Water Street and JLL Partners closed a rare type of continuation fund deal – a joint process that gives the firms more time and capital to grow Eversana, which provides commercialisation services to the life sciences industry, reports affiliate title Buyouts.
The deal, which closed in March, is among a slew of single-asset secondaries GPs are using to extend their holds over certain assets where they see continued growth. Single-asset continuation fund deals have become so popular that several mid-market investment banks have hired or are seeking talent to advise on such transactions.
The Eversana deal was valued at nearly $1.75 billion. It’s not clear who the lead investors were in the process. The firms worked with Evercore as secondaries adviser.
Generally in such deals, existing LPs in the funds that hold the asset have the option to cash out of their interests in the company or reinvest through the continuation fund.

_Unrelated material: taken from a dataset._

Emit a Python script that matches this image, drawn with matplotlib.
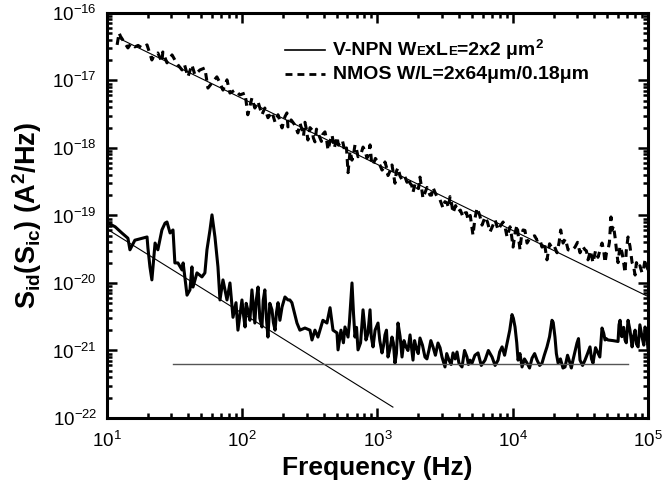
import matplotlib
matplotlib.use('Agg')
import matplotlib.pyplot as plt
import numpy as np
from matplotlib.ticker import LogLocator, NullFormatter

plt.rcParams.update({
    'font.family': ['Liberation Sans', 'DejaVu Sans'],
    'mathtext.fontset': 'custom',
    'mathtext.rm': 'Liberation Sans',
    'mathtext.bf': 'Liberation Sans:bold',
    'mathtext.it': 'Liberation Sans:italic',
    'mathtext.sf': 'Liberation Sans',
    'mathtext.default': 'regular',
    'axes.unicode_minus': False,
})

# ---- V-NPN measured noise (frequency in Hz, PSD in units of 1e-21 A^2/Hz)
npn_f = [10.2, 11.5, 12.9, 14.3, 14.8, 16.1, 19.8, 20.1, 20.8, 21.5, 22.7, 23.8, 25.5, 26.9,
         27.8, 29.3, 30.8, 31.8, 33.5, 35.9, 36.6, 39.1, 41.1, 42.5, 43.3, 46.3, 50.4, 53.0,
         54.9, 57.8, 59.8, 62.9, 66.2, 68.5, 72.1, 77.2, 81.2, 85.5, 90.0, 93.0, 99.6, 102,
         105, 107, 110, 114, 118, 121, 124, 127, 131, 135, 140, 143, 147, 151, 155, 160,
         166, 170, 175, 179, 184, 190, 197, 207, 218, 225, 233, 254,
         267, 291, 317, 328, 345, 363, 395, 423, 446, 469, 502, 511, 537, 560, 575, 606, 620,
         648, 665, 682, 700, 718, 750, 782, 800, 822, 850, 881, 900, 927, 960, 1009, 1040,
         1080, 1110, 1136, 1165, 1196, 1240, 1280, 1310, 1347, 1380, 1418, 1470, 1518, 1570,
         1625, 1680, 1740, 1830, 1880, 1927, 2000, 2061, 2150, 2244, 2320, 2403, 2480, 2573,
         2680, 2801, 2900, 2998, 3155, 3250, 3378, 3500, 3617, 3750, 3872, 4000, 4215, 4400,
         4589, 4700, 4830, 5000, 5250, 5536, 5850, 6237, 6600, 7027, 7400, 7786, 8000, 8335,
         8700, 9074, 9500, 9870, 10100, 10390, 10700, 10940, 11300, 11710, 12200, 12750,
         13300, 13880, 14500, 15110, 15800, 16450, 17100, 17900, 18700, 19490, 19900, 20510,
         21000, 21630, 22500, 23500, 24330, 25400, 26480, 27100, 27860, 28800, 29830, 30600,
         31400, 32800, 34190, 35700, 37220, 38200, 39170, 40900, 42640, 44000, 45680, 47000,
         48080, 49000, 50600, 55000, 59980, 61000, 62080, 64000, 66000, 67590, 69000, 71120,
         73500, 76200, 78000, 80200, 82000, 84400, 87000, 90300, 93000, 95000, 97500, 100000]
npn_S = [77, 68, 55, 46, 31, 43, 48, 33, 17.3, 11.1, 39, 31, 61, 77,
         80, 55, 61, 19.8, 19.8, 15.6, 19.8, 6.6, 7.9, 17.3, 8.7, 14.1, 12.3, 14.1,
         31, 61, 102, 48, 17.3, 5.6, 11.1, 5.6, 10, 3.1, 5.1, 2.0, 5.6, 3.5,
         2.23, 5.0, 4.0, 2.8, 7.9, 4.5, 2.55, 5.5, 8.7, 3.0, 2.23, 5.5, 7.9, 3.0, 1.58, 5.0,
         4.0, 2.6, 2.0, 3.6, 5.1, 2.8, 4.4, 6.2, 5.6, 5.6, 5.1, 2.55,
         2.0, 2.15, 2.0, 1.43, 2.0, 1.58, 2.8, 2.55, 4.3, 2.0, 1.82, 1.02, 2.0, 1.3, 2.23, 1.58, 2.6,
         10, 3.5, 1.58, 2.2, 1.02, 1.3, 4.0, 2.5, 1.43, 1.8, 4.0, 1.6, 1.13, 2.0, 2.55, 1.4,
         0.92, 1.2, 1.7, 2.0, 0.8, 1.1, 1.58, 1.3, 0.65, 0.9, 2.55, 1.6, 0.8, 1.4,
         1.13, 1.0, 1.7, 0.72, 1.4, 1.13, 0.9, 1.53, 1.2, 0.8, 0.75, 1.02, 1.4, 1.13,
         0.85, 1.29, 1.1, 0.8, 0.57, 0.9, 0.72, 0.62, 0.92, 0.75, 0.95, 0.65, 0.57, 1.0,
         0.8, 0.62, 0.72, 0.65, 0.85, 0.92, 0.6, 0.72, 1.0, 0.8, 0.6, 0.72, 0.95, 1.13,
         0.85, 1.29, 2.0, 3.4, 3.0, 2.23, 1.3, 0.72, 0.9, 0.57, 0.75, 0.65,
         0.55, 0.77, 0.9, 0.72, 0.6, 0.65, 0.85, 1.13, 1.6, 2.8, 2.6, 1.58,
         0.9, 0.65, 0.75, 0.55, 0.57, 0.85, 0.65, 0.55, 0.72, 0.95, 1.29, 1.5,
         0.72, 0.6, 0.72, 0.9, 1.13, 0.75, 0.65, 1.1, 0.92, 0.8, 2.15, 1.8,
         1.43, 1.5, 1.43, 1.40, 1.36, 2.4, 2.8, 1.6, 2.2, 1.43, 1.3, 2.8,
         2.0, 1.13, 1.6, 2.0, 1.25, 1.13, 2.4, 1.58, 1.2, 2.23, 1.8, 1.02]
npn_unit = 1e-21

# ---- NMOS measured noise (frequency in Hz, PSD in units of 1e-18 A^2/Hz)
nmos_f = [11.9, 12.3, 12.6, 14.3, 15.0, 16.1, 17.0, 18.2, 19.8, 21.5, 22.2, 23.8, 25.5, 25.9,
          27.8, 30.3, 31.8, 33.5, 35.9, 37.5, 39.7, 42.5, 44.7, 48.7, 53.0, 55.8, 59.8, 65.0,
          68.5, 72.1, 77.2, 81.2, 88.4, 96.1, 105, 110, 118, 124, 131, 140, 147, 155, 166,
          175, 184, 197, 207, 214, 218, 245, 258, 277, 291, 306, 328, 345, 363, 409, 431,
          461, 502, 528, 575, 606, 648, 682, 718, 782, 836, 881, 927, 1009, 1080, 1136,
          1196, 1280, 1347, 1418, 1518, 1652, 1740, 1830, 1960, 2061, 2168, 2322, 2444,
          2573, 2754, 3050, 3266, 3436, 3617, 3938, 4285, 4437, 4667, 5081, 5444, 5929,
          6237, 6792, 7396, 7786, 8476, 9074, 9542, 10050, 10750, 11310, 11910, 12750,
          13880, 15110, 16450, 17900, 19490, 21230, 22600, 23530, 25630, 28860, 31400,
          34190, 35990, 39170, 42640, 45680, 48080, 50600, 53200, 54170, 57000, 59980,
          64250, 67590, 71120, 76200, 80200, 84400, 90300, 95000, 100000]
nmos_S = [33.6, 50.6, 45, 30.3, 35, 31.4, 33, 30.3, 33.6, 20.1, 23, 25.5, 18.8, 26.4,
          18.2, 23.9, 20.1, 17.0, 14.3, 17, 11.3, 17.0, 12.1, 14.3, 15.3, 7.7, 9.2, 11.3,
          9.2, 7.2, 10.2, 6.5, 7.2, 6.1, 6.5, 3.1, 5.5, 3.9, 4.8, 3.1, 3.9, 2.8, 3.4,
          2.4, 3.1, 1.98, 2.9, 3.3, 2.05, 2.19, 1.67, 1.85, 2.4, 1.31, 1.85, 1.23, 1.67, 1.73, 0.93,
          1.56, 1.46, 1.19, 0.87, 0.43, 0.66, 1.11, 0.74, 1.03, 0.71, 1.11, 0.56, 0.62, 0.47, 0.62,
          0.39, 0.56, 0.30, 0.51, 0.34, 0.31, 0.30, 0.22, 0.26, 0.37, 0.18, 0.26, 0.20,
          0.26, 0.19, 0.129, 0.153, 0.19, 0.109, 0.113, 0.095, 0.109, 0.086, 0.051, 0.129, 0.072,
          0.095, 0.057, 0.086, 0.061, 0.080, 0.048, 0.068, 0.034, 0.072, 0.031, 0.061, 0.039,
          0.048, 0.043, 0.034, 0.022, 0.033, 0.028, 0.061, 0.039, 0.031, 0.034, 0.028,
          0.031, 0.022, 0.020, 0.024, 0.039, 0.020, 0.031, 0.095, 0.061, 0.048, 0.020,
          0.028, 0.0141, 0.048, 0.020, 0.0131, 0.0167, 0.0141, 0.022, 0.0156]
# additional NMOS readings between the points above
nmos_f_extra = [230, 268, 284, 298, 317, 336, 354, 385, 395, 420, 446, 480, 515, 550, 590,
                627, 665, 700, 750, 810, 860, 905, 965, 1045, 1110, 1165, 1240, 1310, 1380,
                1470, 1590, 1700, 1790, 1900, 2010, 2110, 2250, 2380, 2510, 2660, 2900,
                3150, 3350, 3530, 3780, 4100, 4550, 4850, 5250, 5700, 6500, 7100, 8100,
                8800, 9800, 10400, 11600, 12300, 13300, 14500, 15800, 17100, 18700, 20300,
                22000, 24500, 27200, 30100, 32800, 35000, 37500, 40900, 44000, 47000, 49300,
                51800, 55500, 58500, 62000, 66000, 69000, 73500, 78000, 82000, 87000, 92500,
                97500]
nmos_S_extra = [2.6, 2.3, 1.5, 1.9, 2.0, 1.4, 1.9, 1.25, 1.6, 1.35, 1.25, 1.0, 1.1, 1.3, 1.0,
                0.9, 0.8, 0.95, 0.78, 0.9, 0.8, 0.6, 0.7, 0.55, 0.5, 0.52, 0.46, 0.42, 0.45,
                0.38, 0.38, 0.36, 0.28, 0.3, 0.25, 0.27, 0.22, 0.23, 0.2, 0.22, 0.17,
                0.16, 0.13, 0.15, 0.14, 0.12, 0.11, 0.1, 0.09, 0.1, 0.08, 0.07, 0.07,
                0.065, 0.05, 0.055, 0.05, 0.06, 0.045, 0.05, 0.045, 0.04, 0.038, 0.035,
                0.04, 0.045, 0.03, 0.04, 0.035, 0.03, 0.03, 0.03, 0.03, 0.03, 0.028,
                0.04, 0.07, 0.03, 0.035, 0.02, 0.03, 0.035, 0.018, 0.02, 0.018, 0.016,
                0.018]
nmos_unit = 1e-18

# ---- fitted / reference lines
npn_fit_f = [10, 1300]
npn_fit_S = [6.3e-20, 1.45e-22]
npn_floor_f = [31, 71000]
npn_floor_S = [6.3e-22, 6.3e-22]
nmos_fit_f = [12, 1e5]
nmos_fit_S = [4.3e-17, 6.3e-21]

legend_npn = [("V-NPN W", 14), ("E", 9.5), ("x", 14), ("L", 14), ("E", 9.5), ("=2x2 \u03bcm", 14), ("2", 9.5)]
legend_nmos = [("NMOS W/L=2x64\u03bcm/0.18\u03bcm", 14)]

fig = plt.figure(figsize=(6.64, 4.91), dpi=100)
ax = fig.add_axes([0.161, 0.1487, 0.815, 0.825])

nf = np.concatenate([nmos_f, nmos_f_extra])
ns = np.concatenate([nmos_S, nmos_S_extra]) * nmos_unit
order = np.argsort(nf)

ax.plot(npn_f, np.array(npn_S) * npn_unit, color='black', lw=2.2)
ax.plot(nf[order], ns[order], color='black', lw=2.2, ls=(0, (2.5, 1.8)))
ax.plot(npn_fit_f, npn_fit_S, color='black', lw=0.8)
ax.plot(nmos_fit_f, nmos_fit_S, color='black', lw=0.8)
ax.plot(npn_floor_f, npn_floor_S, color='#555555', lw=1.0)

ax.set_xscale('log')
ax.set_yscale('log')
ax.set_xlim(10, 1e5)
ax.set_ylim(1e-22, 1e-16)
ax.xaxis.set_major_locator(LogLocator(base=10, numticks=10))
ax.yaxis.set_major_locator(LogLocator(base=10, numticks=10))
ax.xaxis.set_minor_locator(LogLocator(base=10, subs=np.arange(2, 10), numticks=20))
ax.yaxis.set_minor_locator(LogLocator(base=10, subs=np.arange(2, 10), numticks=20))
ax.xaxis.set_minor_formatter(NullFormatter())
ax.yaxis.set_minor_formatter(NullFormatter())
ax.tick_params(which='both', direction='in', top=True, right=True, width=1.8, labelsize=13.5)
ax.tick_params(which='major', length=7)
ax.tick_params(which='minor', length=3.5)
ax.tick_params(axis='x', which='major', pad=9)
ax.tick_params(axis='y', which='major', pad=7)
for s in ax.spines.values():
    s.set_linewidth(2.2)

ax.set_xlabel('Frequency (Hz)', fontsize=19, fontweight='bold', labelpad=4)
ax.set_ylabel(r'$\mathbf{S_{id}(S_{ic})\ (A^{2}/Hz)}$', fontsize=19.5, labelpad=6)

# legend (manual, to reproduce the small-caps subscript style)
fig.canvas.draw()
renderer = fig.canvas.get_renderer()
W, H = fig.get_size_inches() * fig.dpi

def legend_row(y_px, pieces, dashed):
    yf = 1 - y_px / H
    ls = (0, (2.5, 1.8)) if dashed else '-'
    fig.add_artist(plt.Line2D([285 / W, 325 / W], [yf + 5 / H, yf + 5 / H], color='black',
                              lw=2.0 if dashed else 1.2, ls=ls))
    x = 333
    for s, size in pieces:
        dy = 7 if (s == "2" and size < 14) else 0
        t = fig.text(x / W, yf + dy / H, s, fontsize=size, fontweight='bold',
                     va='baseline', ha='left')
        x += t.get_window_extent(renderer).width

legend_row(55, legend_npn, False)
legend_row(79, legend_nmos, True)

fig.savefig('out.png', dpi=100)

Water Street invested in one of the predecessor businesses now comprising Eversana in 2016. The platform rebranded as Eversana in 2018 under the ownership of Water Street and minority backer JLL.
Eversana added on Intouch Group last year in a close to $1 billion deal.
Water Street meanwhile closed its fifth fund on $1.4 billion, the firm announced in April. The firm was formed in 2006 and has since completed 150 strategic transactions and built 38 companies.
Joint GP-led deals are uncommon, but do occur. Clearlake Capital and Insight Partners have been exploring a potential concentrated-asset secondaries deal for Diligent and Appriss. The deal could total more than $4 billion, but the final structure of any transaction was still being discussed, sources told Buyouts in April.
A few other large deals have moved the market this year, including KKR’s single-asset process for Internet Brands, and Warburg Pincus’s GP-led deal for Duravant. GP-led deals represented roughly 51 percent of the $134 billion of total deal volume in 2021, according to Evercore’s 2021 volume report.